[DATASET EXTRACT]
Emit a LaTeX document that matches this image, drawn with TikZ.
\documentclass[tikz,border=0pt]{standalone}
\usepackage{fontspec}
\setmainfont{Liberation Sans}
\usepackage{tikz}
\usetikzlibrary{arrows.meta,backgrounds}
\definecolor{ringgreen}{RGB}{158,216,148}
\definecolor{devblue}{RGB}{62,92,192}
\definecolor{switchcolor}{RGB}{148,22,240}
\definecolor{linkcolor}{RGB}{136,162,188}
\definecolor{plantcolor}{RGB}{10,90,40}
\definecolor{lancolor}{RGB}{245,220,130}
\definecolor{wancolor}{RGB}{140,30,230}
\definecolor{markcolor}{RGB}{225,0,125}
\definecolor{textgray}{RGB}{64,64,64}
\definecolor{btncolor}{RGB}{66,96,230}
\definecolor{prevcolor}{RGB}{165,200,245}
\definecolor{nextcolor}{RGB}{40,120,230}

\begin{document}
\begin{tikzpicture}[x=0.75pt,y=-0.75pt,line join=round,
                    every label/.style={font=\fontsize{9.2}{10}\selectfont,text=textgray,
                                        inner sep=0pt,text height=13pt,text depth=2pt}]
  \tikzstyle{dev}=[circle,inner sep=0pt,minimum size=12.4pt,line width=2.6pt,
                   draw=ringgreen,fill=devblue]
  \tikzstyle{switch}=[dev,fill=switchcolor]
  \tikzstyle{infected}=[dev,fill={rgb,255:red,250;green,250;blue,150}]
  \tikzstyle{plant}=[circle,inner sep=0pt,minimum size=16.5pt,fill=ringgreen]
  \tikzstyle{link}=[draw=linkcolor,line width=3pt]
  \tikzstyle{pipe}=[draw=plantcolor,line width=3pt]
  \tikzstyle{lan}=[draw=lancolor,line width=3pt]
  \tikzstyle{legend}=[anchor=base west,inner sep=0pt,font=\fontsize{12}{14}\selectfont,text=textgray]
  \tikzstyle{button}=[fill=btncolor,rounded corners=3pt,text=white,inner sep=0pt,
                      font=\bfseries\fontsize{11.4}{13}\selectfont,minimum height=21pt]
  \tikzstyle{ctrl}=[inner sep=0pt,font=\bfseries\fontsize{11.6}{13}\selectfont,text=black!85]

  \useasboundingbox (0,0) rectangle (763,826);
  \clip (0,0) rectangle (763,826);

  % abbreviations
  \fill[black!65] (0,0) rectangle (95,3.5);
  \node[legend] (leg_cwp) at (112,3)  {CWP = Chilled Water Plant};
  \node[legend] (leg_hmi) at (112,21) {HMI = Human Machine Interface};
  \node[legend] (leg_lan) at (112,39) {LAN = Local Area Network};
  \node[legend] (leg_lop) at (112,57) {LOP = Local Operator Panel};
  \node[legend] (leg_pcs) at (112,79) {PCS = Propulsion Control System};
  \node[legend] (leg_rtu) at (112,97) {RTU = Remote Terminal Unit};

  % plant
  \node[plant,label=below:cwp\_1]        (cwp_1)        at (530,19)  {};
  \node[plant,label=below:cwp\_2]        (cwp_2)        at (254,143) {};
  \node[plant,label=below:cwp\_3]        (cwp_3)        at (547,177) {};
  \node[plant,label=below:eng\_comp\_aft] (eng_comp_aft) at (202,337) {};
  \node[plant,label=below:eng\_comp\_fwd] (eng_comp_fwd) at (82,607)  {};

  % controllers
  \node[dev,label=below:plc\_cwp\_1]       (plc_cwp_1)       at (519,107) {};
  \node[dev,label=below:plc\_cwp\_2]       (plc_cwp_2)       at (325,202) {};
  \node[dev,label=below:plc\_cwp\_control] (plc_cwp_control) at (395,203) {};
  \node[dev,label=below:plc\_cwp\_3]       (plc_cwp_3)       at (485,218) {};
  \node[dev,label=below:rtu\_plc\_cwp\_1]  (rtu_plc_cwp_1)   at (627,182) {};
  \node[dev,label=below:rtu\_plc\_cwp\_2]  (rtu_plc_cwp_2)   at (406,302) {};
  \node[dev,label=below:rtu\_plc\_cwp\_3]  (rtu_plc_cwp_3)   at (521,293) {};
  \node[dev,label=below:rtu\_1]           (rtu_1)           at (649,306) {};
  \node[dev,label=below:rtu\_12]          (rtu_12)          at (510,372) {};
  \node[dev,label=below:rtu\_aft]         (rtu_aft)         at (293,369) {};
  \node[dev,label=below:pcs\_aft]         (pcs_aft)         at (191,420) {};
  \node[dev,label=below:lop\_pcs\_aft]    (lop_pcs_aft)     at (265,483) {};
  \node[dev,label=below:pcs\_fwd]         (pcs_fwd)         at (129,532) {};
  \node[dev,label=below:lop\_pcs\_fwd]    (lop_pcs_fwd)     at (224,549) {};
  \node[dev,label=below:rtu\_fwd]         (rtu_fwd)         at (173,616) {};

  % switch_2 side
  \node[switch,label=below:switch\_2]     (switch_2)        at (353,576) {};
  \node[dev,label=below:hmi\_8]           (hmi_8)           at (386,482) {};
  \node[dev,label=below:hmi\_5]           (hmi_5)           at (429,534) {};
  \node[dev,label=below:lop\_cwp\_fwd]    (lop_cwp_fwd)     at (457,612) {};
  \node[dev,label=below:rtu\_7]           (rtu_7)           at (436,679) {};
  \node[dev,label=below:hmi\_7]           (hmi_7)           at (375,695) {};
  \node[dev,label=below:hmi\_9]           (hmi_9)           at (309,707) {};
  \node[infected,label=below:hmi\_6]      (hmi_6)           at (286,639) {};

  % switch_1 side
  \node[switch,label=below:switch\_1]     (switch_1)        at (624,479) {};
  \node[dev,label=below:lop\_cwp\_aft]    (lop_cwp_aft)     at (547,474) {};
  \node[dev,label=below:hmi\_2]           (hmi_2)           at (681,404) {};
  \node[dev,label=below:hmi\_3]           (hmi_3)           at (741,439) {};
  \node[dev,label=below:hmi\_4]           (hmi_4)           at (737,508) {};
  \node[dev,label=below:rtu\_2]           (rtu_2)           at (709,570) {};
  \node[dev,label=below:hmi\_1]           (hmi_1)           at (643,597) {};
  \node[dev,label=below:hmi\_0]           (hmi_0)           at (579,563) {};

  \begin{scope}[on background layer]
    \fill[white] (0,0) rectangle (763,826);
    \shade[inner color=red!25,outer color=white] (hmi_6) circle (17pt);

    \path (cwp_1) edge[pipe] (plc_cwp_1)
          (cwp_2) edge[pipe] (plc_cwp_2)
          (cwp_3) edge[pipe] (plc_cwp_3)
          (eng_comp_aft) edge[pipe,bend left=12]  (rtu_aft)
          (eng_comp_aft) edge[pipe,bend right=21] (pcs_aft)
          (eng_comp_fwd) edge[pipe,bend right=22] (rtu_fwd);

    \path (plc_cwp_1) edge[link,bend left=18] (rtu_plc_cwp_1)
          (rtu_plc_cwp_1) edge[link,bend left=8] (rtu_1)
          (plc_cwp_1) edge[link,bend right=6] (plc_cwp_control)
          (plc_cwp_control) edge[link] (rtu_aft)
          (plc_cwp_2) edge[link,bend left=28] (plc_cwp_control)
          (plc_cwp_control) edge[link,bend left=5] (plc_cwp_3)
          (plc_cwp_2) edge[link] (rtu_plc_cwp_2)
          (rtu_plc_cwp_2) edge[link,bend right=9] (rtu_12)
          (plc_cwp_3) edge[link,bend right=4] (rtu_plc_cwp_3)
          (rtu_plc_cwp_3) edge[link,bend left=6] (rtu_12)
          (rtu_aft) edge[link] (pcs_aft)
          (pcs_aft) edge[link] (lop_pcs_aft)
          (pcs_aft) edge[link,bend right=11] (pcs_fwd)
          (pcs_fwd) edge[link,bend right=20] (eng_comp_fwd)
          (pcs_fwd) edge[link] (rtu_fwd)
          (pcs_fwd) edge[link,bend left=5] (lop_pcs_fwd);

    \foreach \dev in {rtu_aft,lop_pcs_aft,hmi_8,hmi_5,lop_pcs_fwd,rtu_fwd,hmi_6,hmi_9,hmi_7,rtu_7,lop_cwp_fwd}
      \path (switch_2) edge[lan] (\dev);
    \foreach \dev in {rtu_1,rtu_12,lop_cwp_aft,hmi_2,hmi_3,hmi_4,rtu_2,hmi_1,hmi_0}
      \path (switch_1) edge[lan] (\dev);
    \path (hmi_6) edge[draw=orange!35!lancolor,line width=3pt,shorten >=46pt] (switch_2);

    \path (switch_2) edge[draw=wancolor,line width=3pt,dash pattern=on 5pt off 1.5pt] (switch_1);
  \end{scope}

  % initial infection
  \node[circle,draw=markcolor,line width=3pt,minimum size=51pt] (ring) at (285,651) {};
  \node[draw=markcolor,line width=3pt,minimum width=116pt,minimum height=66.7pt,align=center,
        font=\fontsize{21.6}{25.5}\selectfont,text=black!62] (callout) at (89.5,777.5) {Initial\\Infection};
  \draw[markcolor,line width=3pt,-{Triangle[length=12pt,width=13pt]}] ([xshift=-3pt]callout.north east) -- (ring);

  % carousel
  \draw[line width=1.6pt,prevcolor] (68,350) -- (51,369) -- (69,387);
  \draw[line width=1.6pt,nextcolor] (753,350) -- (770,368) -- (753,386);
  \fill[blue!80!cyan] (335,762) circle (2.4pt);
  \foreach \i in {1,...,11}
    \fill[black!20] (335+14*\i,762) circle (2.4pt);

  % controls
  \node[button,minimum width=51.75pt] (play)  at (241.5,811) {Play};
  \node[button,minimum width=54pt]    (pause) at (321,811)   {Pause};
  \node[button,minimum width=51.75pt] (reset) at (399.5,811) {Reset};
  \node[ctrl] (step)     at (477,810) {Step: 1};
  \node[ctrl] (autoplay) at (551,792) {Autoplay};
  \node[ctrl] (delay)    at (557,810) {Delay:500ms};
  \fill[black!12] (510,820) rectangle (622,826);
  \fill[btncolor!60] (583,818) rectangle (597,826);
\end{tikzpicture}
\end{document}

[TASK]
Return the lines above precisely as they appear, beginning at the first line and ending at the line with "(leg_rtu) at (112,97)", and nothing after it.

[PROBLEM SOLUTION]
Emit a LaTeX document that matches this image, drawn with TikZ.
\documentclass[tikz,border=0pt]{standalone}
\usepackage{fontspec}
\setmainfont{Liberation Sans}
\usepackage{tikz}
\usetikzlibrary{arrows.meta,backgrounds}
\definecolor{ringgreen}{RGB}{158,216,148}
\definecolor{devblue}{RGB}{62,92,192}
\definecolor{switchcolor}{RGB}{148,22,240}
\definecolor{linkcolor}{RGB}{136,162,188}
\definecolor{plantcolor}{RGB}{10,90,40}
\definecolor{lancolor}{RGB}{245,220,130}
\definecolor{wancolor}{RGB}{140,30,230}
\definecolor{markcolor}{RGB}{225,0,125}
\definecolor{textgray}{RGB}{64,64,64}
\definecolor{btncolor}{RGB}{66,96,230}
\definecolor{prevcolor}{RGB}{165,200,245}
\definecolor{nextcolor}{RGB}{40,120,230}

\begin{document}
\begin{tikzpicture}[x=0.75pt,y=-0.75pt,line join=round,
                    every label/.style={font=\fontsize{9.2}{10}\selectfont,text=textgray,
                                        inner sep=0pt,text height=13pt,text depth=2pt}]
  \tikzstyle{dev}=[circle,inner sep=0pt,minimum size=12.4pt,line width=2.6pt,
                   draw=ringgreen,fill=devblue]
  \tikzstyle{switch}=[dev,fill=switchcolor]
  \tikzstyle{infected}=[dev,fill={rgb,255:red,250;green,250;blue,150}]
  \tikzstyle{plant}=[circle,inner sep=0pt,minimum size=16.5pt,fill=ringgreen]
  \tikzstyle{link}=[draw=linkcolor,line width=3pt]
  \tikzstyle{pipe}=[draw=plantcolor,line width=3pt]
  \tikzstyle{lan}=[draw=lancolor,line width=3pt]
  \tikzstyle{legend}=[anchor=base west,inner sep=0pt,font=\fontsize{12}{14}\selectfont,text=textgray]
  \tikzstyle{button}=[fill=btncolor,rounded corners=3pt,text=white,inner sep=0pt,
                      font=\bfseries\fontsize{11.4}{13}\selectfont,minimum height=21pt]
  \tikzstyle{ctrl}=[inner sep=0pt,font=\bfseries\fontsize{11.6}{13}\selectfont,text=black!85]

  \useasboundingbox (0,0) rectangle (763,826);
  \clip (0,0) rectangle (763,826);

  % abbreviations
  \fill[black!65] (0,0) rectangle (95,3.5);
  \node[legend] (leg_cwp) at (112,3)  {CWP = Chilled Water Plant};
  \node[legend] (leg_hmi) at (112,21) {HMI = Human Machine Interface};
  \node[legend] (leg_lan) at (112,39) {LAN = Local Area Network};
  \node[legend] (leg_lop) at (112,57) {LOP = Local Operator Panel};
  \node[legend] (leg_pcs) at (112,79) {PCS = Propulsion Control System};
  \node[legend] (leg_rtu) at (112,97) {RTU = Remote Terminal Unit};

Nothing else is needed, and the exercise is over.